HERRAR UN CABALLO. En Tucumán, en 1825, ese trabajo tenía un precio tan alto que indignó al barón Czeltritz.
En 1872, el médico inglés Juan H. Scrivener (1806-1884) redactó unas memorias sobre el viaje a Sudamérica que realizó en 1825, y durante el cual estuvo en Tucumán. Lo acompañaban otro médico y militar, Diego Paroissien, Sir Edmond Temple (quien también escribió sus memorias) y el barón Czeltritz. Entre las peripecias de los viajeros, vale la pena rescatar el episodio de las herraduras.
Sucedió que los tres amigos de Scrivener habían comprado unos caballos a un tal “doctor García”, clérigo, quien, dice el memorialista, “a estar por los informes, era el principal jinete y jugador de la provincia”. Los adquirieron a “precios muy bajos, porque estos abundan aquí y los mejores se obtienen por una libra de oro”.
Luego, mandaron a herrarlos en “la única herrería que existía en la ciudad” de Tucumán.
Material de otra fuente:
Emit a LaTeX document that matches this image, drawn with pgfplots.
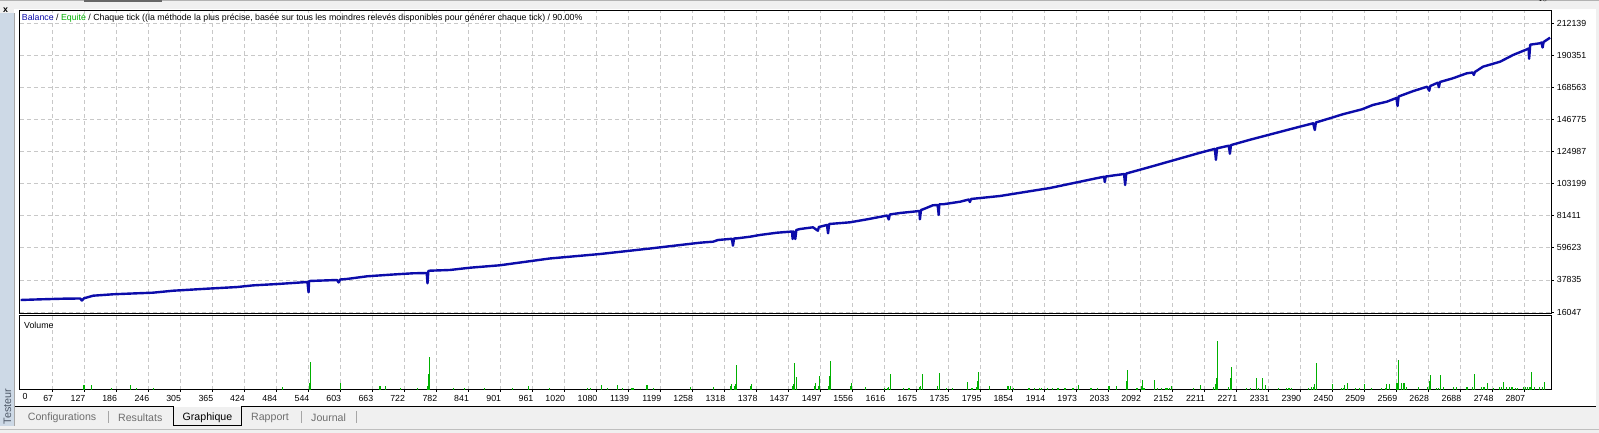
\documentclass[border=0pt]{standalone}
\usepackage{pgfplots}
\pgfplotsset{compat=1.18}
\usepackage{fontspec}
\setmainfont{Liberation Sans}
\definecolor{bal}{RGB}{12,12,170}
\definecolor{eq}{RGB}{0,176,0}
\definecolor{volg}{RGB}{0,176,0}
\definecolor{gridc}{RGB}{200,200,200}
\definecolor{winbg}{RGB}{240,240,240}
\definecolor{strip}{RGB}{205,217,230}
\definecolor{tabtxt}{RGB}{110,110,110}
\newcommand{\sm}{\fontsize{8.8}{10}\selectfont}

\begin{document}
\begin{tikzpicture}[x=1pt,y=1pt]
\useasboundingbox (0,0) rectangle (1599,433);
\fill[winbg] (0,0) rectangle (1599,433);
\draw[gray!60, line width=1pt] (0,432) -- (1599,432);
\draw[gray!80!black, line width=2pt] (84,432) -- (162,432);
\fill[white] (14,26) rectangle (1596,424);
\fill[strip] (0,7) rectangle (14,420);
\draw[gray!70] (14.5,7) -- (14.5,420);
\node[font=\bfseries\sm, inner sep=0pt] at (5.5,423) {x};
\node[rotate=90, inner sep=0pt, text={rgb,255:red,80;green,90;blue,105}, font=\fontsize{10.8}{12}\selectfont] at (7.5,26.5) {Testeur};
% tab bar
\draw[black, line width=1pt] (15,26) -- (173.6,26) -- (173.6,7) -- (241.8,7) -- (241.8,26) -- (1596,26);
\draw[gray!50, line width=1pt] (0,3) -- (1599,3);
\foreach \xx in {108,301,356} \draw[gray!70, line width=0.8pt] (\xx,10) -- (\xx,22);
\begin{scope}[font=\fontsize{10.6}{12}\selectfont]
\node[anchor=west, inner sep=0pt, text=tabtxt] at (27.7,15.5) {Configurations};
\node[anchor=west, inner sep=0pt, text=tabtxt] at (118,15.5) {Resultats};
\node[anchor=west, inner sep=0pt, text=black] at (182.5,15.5) {Graphique};
\node[anchor=west, inner sep=0pt, text=tabtxt] at (251,15.5) {Rapport};
\node[anchor=west, inner sep=0pt, text=tabtxt] at (311,15.5) {Journal};
\end{scope}

\begin{axis}[
  at={(20pt,119pt)}, anchor=south west, scale only axis,
  width=1531.7pt, height=303.3pt,
  xmin=6.9, xmax=2858, ymin=14689, ymax=220690,
  xtick={67,127,186,246,305,365,424,484,544,603,663,722,782,841,901,961,1020,1080,1139,1199,1258,1318,1378,1437,1497,1556,1616,1675,1735,1795,1854,1914,1973,2033,2092,2152,2211,2271,2331,2390,2450,2509,2569,2628,2688,2748,2807},
  xticklabels={},
  x tick style={draw=none},
  ytick={16047,37835,59623,81411,103199,124987,146775,168563,190351,212139},
  yticklabels={16047,37835,59623,81411,103199,124987,146775,168563,190351,212139},
  ytick pos=right, yticklabel pos=right,
  y tick style={black, line width=0.8pt},
  tick align=outside, major tick length=2pt,
  yticklabel style={anchor=west, inner sep=0pt, font=\sm, xshift=3pt},
  grid=major,
  major grid style={gridc, dash pattern=on 4pt off 3pt, line width=0.8pt},
  axis line style={black, line width=1pt},
]
\addplot[bal, line width=2.4pt, line join=round] coordinates {
(8,24200) (47,24670) (87,25080) (119,25220) (122,23850) (126,25350)
(143,27120) (180,28070) (225,28750) (254,29150) (292,30500) (355,31870)
(411,33000) (441,34140) (485,35020) (542,36420) (544,29420) (545,37100)
(560,37300) (597,37780) (600,36100) (603,38120) (615,38460) (653,40290)
(696,41380) (738,42330) (764,42530) (765.4,35540) (767,43890) (770,44100)
(807,44580) (845,46140) (900,47770) (993,52390) (1087,55440) (1180,59180)
(1273,63120) (1297,63800) (1306,64940) (1332,65780) (1334,61080) (1336,65970)
(1342,66100) (1366,67190) (1384,68350) (1416,69900) (1440,70580)
(1444,70720) (1445,65630) (1447,70800) (1450,65630) (1452,71760) (1459,72420)
(1483,73570) (1492,71260) (1494,73780) (1509,75140) (1511,69500) (1513,75820)
(1520,76020) (1552,76970) (1584,79000) (1621,81590) (1624,78870) (1626,82270)
(1645,83290) (1669,84170) (1681,84650) (1682,79000) (1684,85320) (1688,85800)
(1706,88510) (1715,88720) (1717,81930) (1718,89200) (1725,89200) (1757,90960)
(1773,92460) (1775,90760) (1777,92800) (1831,94830) (1924,100260)
(2017,107370) (2025,107900) (2026,104340) (2028,108080)
(2062,109750) (2064,102300) (2066,110090) (2110,114530) (2203,124150)
(2231,126850) (2233,119400) (2235,127200) (2257,129000) (2259,123500) (2261,129400)
(2296,133000) (2389,141900) (2414,144210) (2417,139660) (2419,144750)
(2445,147610) (2469,150330) (2505,153720) (2525,156640) (2551,158880)
(2569,161400) (2571,155960) (2573,162410) (2600,166060)
(2626,169070) (2630,166350) (2632,169540) (2646,171790) (2648,168660) (2650,172260)
(2674,174780) (2700,178170) (2711,178720) (2713,177020) (2715,179050)
(2730,182650) (2762,186050) (2786,190600) (2812,194470)
(2815,195020) (2816,188090) (2818,197610) (2836,198550)
(2839,199090) (2841,195680) (2843,199430) (2855,202350)
};
\end{axis}
\node[anchor=west, inner sep=0pt, font=\sm] at (21.7,414.7) {\textcolor{bal}{Balance} / \textcolor{eq}{Equité} / Chaque tick ((la méthode la plus précise, basée sur tous les moindres relevés disponibles pour générer chaque tick) / 90.00\%};

\begin{axis}[
  at={(20pt,43pt)}, anchor=south west, scale only axis,
  width=1531.7pt, height=74pt,
  xmin=6.9, xmax=2858, ymin=0, ymax=74,
  xtick={67,127,186,246,305,365,424,484,544,603,663,722,782,841,901,961,1020,1080,1139,1199,1258,1318,1378,1437,1497,1556,1616,1675,1735,1795,1854,1914,1973,2033,2092,2152,2211,2271,2331,2390,2450,2509,2569,2628,2688,2748,2807},
  xticklabels={67,127,186,246,305,365,424,484,544,603,663,722,782,841,901,961,1020,1080,1139,1199,1258,1318,1378,1437,1497,1556,1616,1675,1735,1795,1854,1914,1973,2033,2092,2152,2211,2271,2331,2390,2450,2509,2569,2628,2688,2748,2807},
  extra x ticks={6.9}, extra x tick labels={0},
  extra x tick style={grid=none, major tick length=0pt, xticklabel style={anchor=north west, xshift=1.5pt}},
  xtick pos=bottom, ytick=\empty,
  x tick style={black, line width=0.8pt},
  tick align=outside, major tick length=2pt,
  xticklabel style={anchor=north east, inner sep=0pt, font=\sm, yshift=-3pt, xshift=1pt},
  xmajorgrids,
  major grid style={gridc, dash pattern=on 4pt off 3pt, line width=0.8pt},
  axis line style={black, line width=1pt},
]
\addplot[ycomb, volg, line width=1.1pt, mark=none] coordinates {
(126,5) (140,5) (178,1.7) (213,5) (224,1.5) (256,1.5) (496,3.3) (545,7.3) (547,28.3)
(604,7.3) (677,4.3) (688,4.3) (715,1.5) (746,1.5) (765,4.3) (767,16) (769,33.3)
(813,1.5) (835,1.5) (871,1.5) (923,1.5) (954,4) (993,1.5) (1063,1.5) (1068,1.5)
(1089,5) (1100,1.5) (1119,5) (1129,1.5) (1146,1.5) (1149,1.5) (1174,5) (1186,1.5)
(1255,2.7) (1298,2.7) (1329,4) (1332,6) (1337,4) (1339,6) (1341,25) (1367,4) (1369,6)
(1445,4) (1447,6) (1449,27) (1453,12.7) (1485,4) (1487,7.3) (1493,4) (1495,14)
(1511,4) (1513,14) (1516,29) (1553,4) (1555,7.3) (1580,2.7)
(1616,1.5) (1621,1.5) (1624,2.7) (1627,16.3) (1652,1.5) (1660,1.5) (1663,1.5)
(1681,2.7) (1683,4) (1686,16.3) (1715,4) (1718,17.3) (1732,1.5) (1742,1.5)
(1771,8.3) (1779,1.5) (1787,3.3) (1789,9) (1791,18) (1812,4) (1846,4) (1851,4) (1857,1.5)
(1885,1.5) (1896,1.5) (1905,1.5) (1909,1.5) (1919,1.5) (1929,1.5) (1939,1.5) (1952,1.5) (1967,1.5)
(1977,4.7) (1999,1.5) (2002,1.5) (2012,1.5) (2034,4) (2048,4) (2066,9.3) (2068,20.3)
(2086,1.5) (2094,4) (2096,10.3) (2099,1.5) (2118,10.3) (2124,1.5) (2132,1.5) (2140,1.5)
(2143,1.5) (2146,1.5) (2150,4) (2191,1.5) (2205,5.3)
(2229,3.3) (2232,6) (2234,11.7) (2236,48.7) (2257,3.3) (2260,11.7) (2262,23.3)
(2290,1.5) (2298,1.5) (2308,11.7) (2312,1.5) (2319,11.7) (2326,5.3)
(2349,1.5) (2365,1.5) (2369,1.5) (2373,1.5) (2406,1.5) (2411,2.7) (2414,2.7) (2417,6) (2420,26.7)
(2450,6) (2467,1.5) (2470,1.5) (2473,5.3) (2478,6.7) (2493,1.5) (2501,1.5) (2509,6)
(2523,1.5) (2542,1.5) (2548,1.5) (2551,6) (2556,6)
(2570,6.7) (2573,30) (2579,6.7) (2583,6.7) (2587,3.3) (2610,2.7) (2626,2.7) (2630,9.3) (2632,15.3)
(2644,1.5) (2647,1.5) (2651,15.3) (2656,2.7) (2676,2.7) (2681,2.7) (2699,2.7) (2701,2.7) (2711,2.7) (2715,16)
(2728,2.7) (2732,2.7) (2738,7.3) (2749,1.5) (2761,2.7) (2764,3.3) (2769,8.3) (2774,2.7) (2779,2.7)
(2784,2.7) (2790,1.5) (2795,1.5) (2805,2.7) (2809,2.7) (2813,3.3) (2816,2.7) (2819,3.3) (2821,17.7)
(2826,3.3) (2835,2.7) (2841,3.3) (2844,8.3)
};
\end{axis}
\node[anchor=west, inner sep=0pt, font=\sm] at (24,108) {Volume};
\end{tikzpicture}
\end{document}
Narra Scrivener que “nos sorprendimos del alto precio que pedía el herrero; y no era para menos, pues por cada par exigía cuatro pesos y medio, precio con el que podría comprarse un caballo pasable”.
El barón Czeltritz “se quejó airadamente de este alto precio, que era más de la tercera parte del costo de su caballo, diciendo al herrero que podía hacer herrar seis caballos por el mismo gasto, en su propio país”. Con innegable sentido realista, el herrero, “aspirando su cigarro pausadamente, contestó con énfasis que él podría llevarse tranquilamente los caballos al país del barón para ser herrados; pero que si necesitaban herrarlos en Tucumán, debían pagar cuatro pesos y medio o pasarse sin ello”.
Agrega Scrivener que, según Temple, el clérigo que les vendió los caballos, “perdió todo el dinero que había recibido por ellos, en el juego llamado ‘lansquenete’, a los pocos días de efectuada su venta”.